Since there is no longer a single writer, we can no longer generate IDs by incrementing a counter. We can solve this by generating 64-bit IDs that are the bitwise concatenation of the 32-bit ID of the master server and a 32-bit counter incremented on that server.
The write latency goes up a bit because the consensus algorithm typically requires two round trips between the servers (1 ms).
From then on, the next bottleneck is the gateway server your client is connected to: it has a limit in the number of concurrent requests it supports (the C10k problem). It can probably handle 10k concurrent requests, and each request takes 10 ms, which computes to a request frequency of 1 MHz.
We can change the requirements to have the gateway redirect you to a random master server, which ultimately will be bottlenecked by the fact that coordination of the distributed key-value store requires all servers to keep some information about all other servers. That coordination also has hidden costs beyond thousands of master servers relating to gossip protocols, clock skew, and datacenter management.
At that point, we can store on the order of 1k servers × 100 TB ÷ (64-bit ID + 3 × 32-bit storage server ID) = 5 quadrillion images. The storage servers can still hold them with a 32-bit ID: their limit is at 2^32 servers × 100 TB ÷ 1 MB = 42 quadrillion images.

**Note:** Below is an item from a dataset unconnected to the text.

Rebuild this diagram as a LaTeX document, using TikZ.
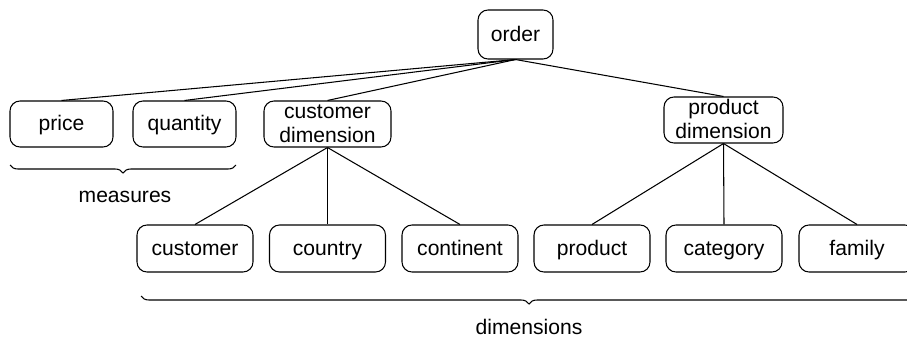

The next step is then to use a Distributed Hash Table (DHT), wherein each server (and client) only need to know a subset of all servers, and they get the value of a key typically in log(N) hops, where N is the number of servers. The latency is then at 10 + log(N) × L ms (with L the average latency between two servers: 1 ms within a city, but it rises up fast when going to other cities).
At that point, since serveurs are no longer assigned an incrementing ID, image IDs are randomly generated, typically 128 bits (UUID), or obtained by hashing the image (content-addressing).
This is the design used by most object stores, such as S3, Ceph, GlusterFS, Bittorrent, or IPFS, and related databases, such as Cassandra and Dynamo.
Then we reach the limit of Earth's surface area. The problem then involves the severe latency of interplanetary communication (13 minutes on average for light from Earth to reach Mars).